Идеи Моно были не очень доступны людям, чуждым французской культуре. Блестящим популяризатором его идей в англоязычном мире выступил оксфордский биолог Ричард Докинз. В своей книге «Слепой часовщик» (1986) он объяснял, что аргумент Пэли от замысла годился лишь для начала XIX века: Дарвин показал, что видимость замысла естественным образом возникла в ходе эволюции. «Слепым часовщиком» был естественный отбор, слепой и бесцельный процесс, неспособный ни на разумное планирование, ни на сознательное создание «целесообразности» в природе. [993] В религиозном импульсе Докинз усматривал лишь эволюционную ошибку, своего рода «осечку» и даже вирус, паразитирующий на когнитивных системах, которые отбираются, ибо помогают виду выжить.
Докинз – крайний представитель научного натурализма, восходящего к Гольбаху, а ныне завоевавшего себе место под солнцем. Более умеренные версии этого «сциентизма» мы находим у Карла Сейгана, Стивена Вейнберга и Дэниэла Деннетта, которые призывают выбирать между наукой и верой. С точки зрения Деннетта, в теологии нет необходимости, поскольку биология лучше объясняет религиозные чувства. Однако Докинз и другие «новые атеисты», Сэм Харрис (молодой американский философ и нейробиолог) и Кристофер Хитченс (журналист и критик), видят в религии корень всех зол, яд, который «отравляет все». [994] Сами себя они мыслят как авангард научного/рационалистического движения, который в конце концов изгонит Бога из человеческого сознания.

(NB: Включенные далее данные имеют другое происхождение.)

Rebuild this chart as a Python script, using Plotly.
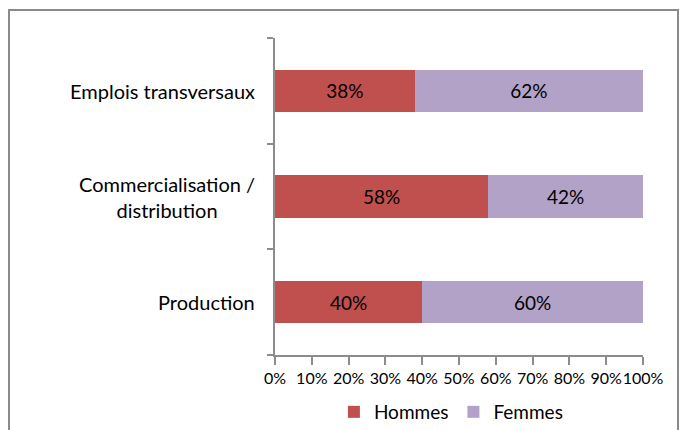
import plotly.graph_objects as go

categories = ["Production", "Commercialisation /<br>distribution", "Emplois transversaux"]
hommes = [40, 58, 38]
femmes = [60, 42, 62]
x_ticks = [0, 10, 20, 30, 40, 50, 60, 70, 80, 90, 100]

FONT = "Lato, 'Open Sans', sans-serif"
AX = "#8c8c8c"

fig = go.Figure()
fig.add_trace(go.Bar(
    y=categories, x=hommes, orientation="h", name="Hommes",
    marker=dict(color="#C0504D", line=dict(width=0)),
    text=[f"{v}%" for v in hommes], textposition="inside", insidetextanchor="middle",
    textfont=dict(color="black", size=19, family=FONT),
))
fig.add_trace(go.Bar(
    y=categories, x=femmes, orientation="h", name="Femmes",
    marker=dict(color="#B3A2C7", line=dict(width=0)),
    text=[f"{v}%" for v in femmes], textposition="inside", insidetextanchor="middle",
    textfont=dict(color="black", size=19, family=FONT),
))

for c in categories:
    fig.add_annotation(
        x=-0.05, xref="paper", y=c, yref="y", text=c, showarrow=False,
        xanchor="right", yanchor="middle", align="center",
        font=dict(size=20, color="black", family=FONT),
    )

fig.add_shape(
    type="rect", xref="paper", yref="paper",
    x0=(9 - 275) / 368, x1=(678 - 275) / 368,
    y0=(355 - 445) / 317, y1=(355 - 10) / 317,
    line=dict(color="#8a8a8a", width=2), fillcolor="rgba(0,0,0,0)", layer="below",
)

fig.update_layout(
    barmode="stack",
    bargap=0.6,
    width=684, height=430,
    margin=dict(l=275, r=41, t=38, b=75, autoexpand=False),
    plot_bgcolor="white", paper_bgcolor="white",
    font=dict(family=FONT, size=16, color="black"),
    showlegend=True,
    legend=dict(orientation="h", x=0.478, xanchor="center", xref="paper",
                y=(430 - 412) / 430, yref="container", yanchor="middle",
                font=dict(size=19, family=FONT), traceorder="normal",
                itemwidth=30, itemsizing="constant", tracegroupgap=0),
    uniformtext=dict(mode="show", minsize=10),
)
fig.update_xaxes(
    range=[0, 100], tickvals=x_ticks, ticktext=[f"{v}%" for v in x_ticks],
    tickangle=0,
    showgrid=False, zeroline=False, showline=True, linecolor=AX, linewidth=2,
    ticks="outside", ticklen=8, tickcolor=AX, tickwidth=2,
    tickfont=dict(size=16, family=FONT), fixedrange=True,
)
fig.update_yaxes(
    type="category", categoryorder="array", categoryarray=categories,
    showticklabels=False, tickson="boundaries",
    showgrid=False, zeroline=False, showline=True, linecolor=AX, linewidth=2,
    ticks="outside", ticklen=6, tickcolor=AX, tickwidth=2, fixedrange=True,
)

fig.write_html("out.html")
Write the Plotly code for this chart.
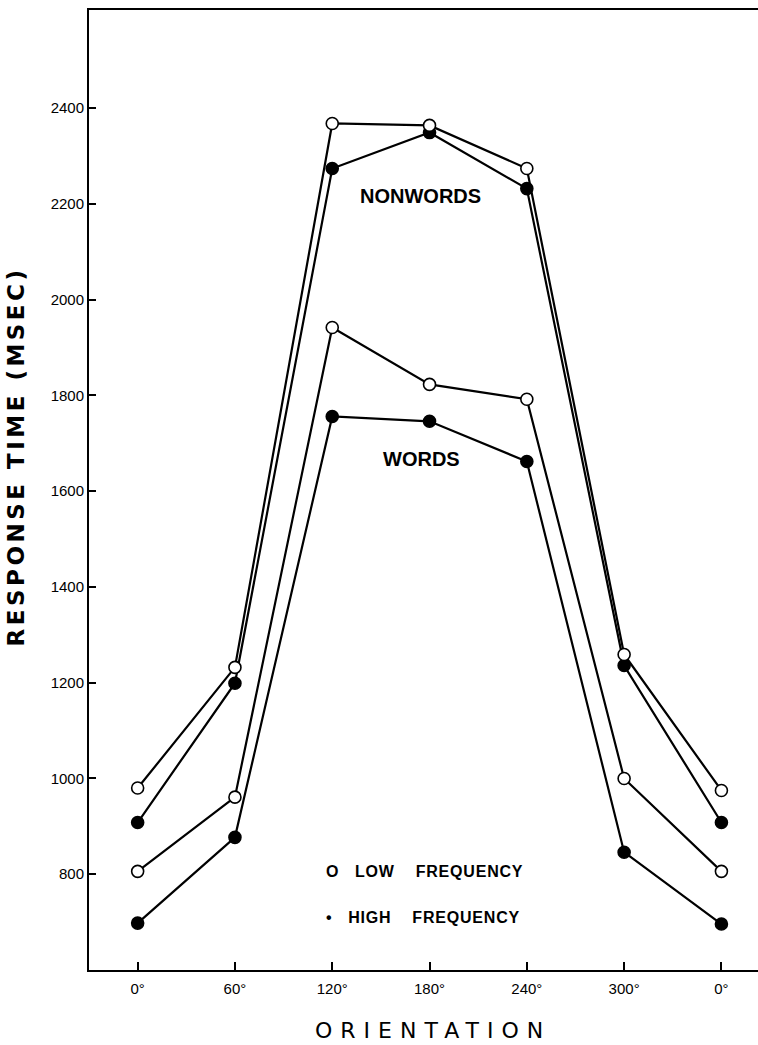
import plotly.graph_objects as go

orientations = ["0°", "60°", "120°", "180°", "240°", "300°", "0°"]
positions = [0, 1, 2, 3, 4, 5, 6]

nonwords_low = [980, 1232, 2368, 2364, 2274, 1259, 975]
nonwords_high = [908, 1199, 2274, 2349, 2232, 1236, 908]
words_low = [806, 961, 1942, 1823, 1792, 1000, 806]
words_high = [698, 877, 1756, 1746, 1662, 846, 696]

y_ticks = [800, 1000, 1200, 1400, 1600, 1800, 2000, 2200, 2400]

fig = go.Figure()

def add(vals, filled):
    fig.add_trace(go.Scatter(
        x=positions, y=vals, mode="lines+markers",
        line=dict(color="black", width=2.2),
        marker=dict(size=12, symbol="circle",
                    color="black" if filled else "white",
                    line=dict(color="black", width=1.6)),
        showlegend=False, hoverinfo="skip"))

add(nonwords_high, True)
add(nonwords_low, False)
add(words_high, True)
add(words_low, False)

txt_font = dict(family="Liberation Sans, Arial, sans-serif", size=20, color="black", weight="bold")
fig.add_annotation(x=2.912, y=2217, text="NONWORDS", showarrow=False, font=txt_font, xanchor="center")
fig.add_annotation(x=2.92, y=1668, text="WORDS", showarrow=False, font=txt_font, xanchor="center")
leg_font = dict(family="Liberation Sans, Arial, sans-serif", size=16, color="black", weight="bold")
fig.add_annotation(x=1.92, y=806, text="<span style='letter-spacing:0.8px'>O   LOW    FREQUENCY</span>",
                   showarrow=False, font=leg_font, xanchor="left")
fig.add_annotation(x=1.92, y=710, text="<span style='letter-spacing:0.8px'>•   HIGH    FREQUENCY</span>",
                   showarrow=False, font=leg_font, xanchor="left")

# axis titles as annotations for exact placement
fig.add_annotation(x=3.035, xref="x", y=-0.0625, yref="paper",
                   text="<span style='letter-spacing:8px'>ORIENTATION</span>",
                   showarrow=False, xanchor="center", yanchor="middle",
                   font=dict(size=22, family="DejaVu Sans, sans-serif", color="black"))
fig.add_annotation(x=0, xref="paper", xshift=-73, y=0.535, yref="paper",
                   text="<span style='letter-spacing:3.5px'>RESPONSE TIME (MSEC)</span>",
                   showarrow=False, xanchor="center", yanchor="middle", textangle=-90,
                   font=dict(size=23, family="DejaVu Sans, sans-serif", color="black", weight="bold"))

fig.update_layout(
    width=758, height=1045,
    margin=dict(l=89, r=0, t=10, b=75),
    paper_bgcolor="white", plot_bgcolor="white",
    font=dict(family="Liberation Sans, Arial, sans-serif", color="black"),
)
fig.update_xaxes(
    range=[-0.5, 6.376], tickvals=positions, ticktext=orientations,
    ticks="inside", ticklen=8, tickwidth=1.5, tickcolor="black",
    showline=True, linecolor="black", linewidth=2, mirror=True,
    showgrid=False, zeroline=False,
    tickfont=dict(size=15, family="Liberation Sans, Arial", color="black"),
    ticklabelstandoff=4,
)
fig.update_yaxes(
    range=[600, 2605], tickvals=y_ticks,
    ticks="inside", ticklen=7, tickwidth=1.5, tickcolor="black",
    showline=True, linecolor="black", linewidth=2, mirror=False,
    showgrid=False, zeroline=False,
    tickfont=dict(size=15, family="Liberation Sans, Arial", color="black"),
)

fig.write_html("out.html",
               config={"displayModeBar": False},
               post_script="document.body.style.margin='0';document.body.style.overflow='hidden';")
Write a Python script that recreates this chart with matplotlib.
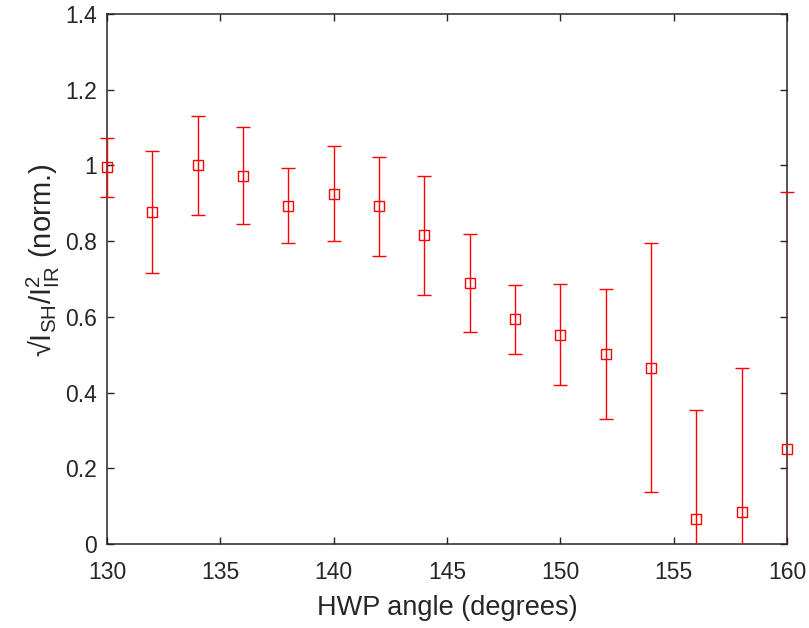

Однако далеко не все атеисты и ученые с ними солидарны. Скажем, американский зоолог Стивен Джей Гулд (1941—2002) делал из эволюционной теории примерно те же выводы, что и Моно, – все в природе можно объяснить через естественный отбор, – однако не считал науку компетентной решать вопрос о существовании или несуществовании Бога: сфера науки ограничена природой. При этом Гулд не был верующим и даже говорил о себе как об агностике атеистического склада. Однако это не мешало ему отмечать, что Дарвин не считал себя атеистом и что другие видные дарвинисты – Аса Грей, Чарльз Уолкотт, Дж. Симпсон, Феодосий Добжанский – были либо христианами, либо агностиками. Соответственно, атеизм не является обязательным следствием эволюционной теории, и дарвинисты, которые высказываются на сей счет догматически, выходят за пределы науки.
Гулд также возродил, на новый лад, древнее разграничение между «мифом» и «логосом». А именно у него была концепция «непересекающихся магистерий» (NOMA). Под «магистерией» он понимает «область жизни, в которой определённая форма учения обладает адекватными инструментами для осмысленного дискурса и принятия решений». [995] Религия и наука – разные магистерии и не должны вторгаться в сферы друг друга.
«Новые атеисты» мыслят себя как авангард научного/ рационалистического движения, который в конце концов изгонит Бога из человеческого сознания.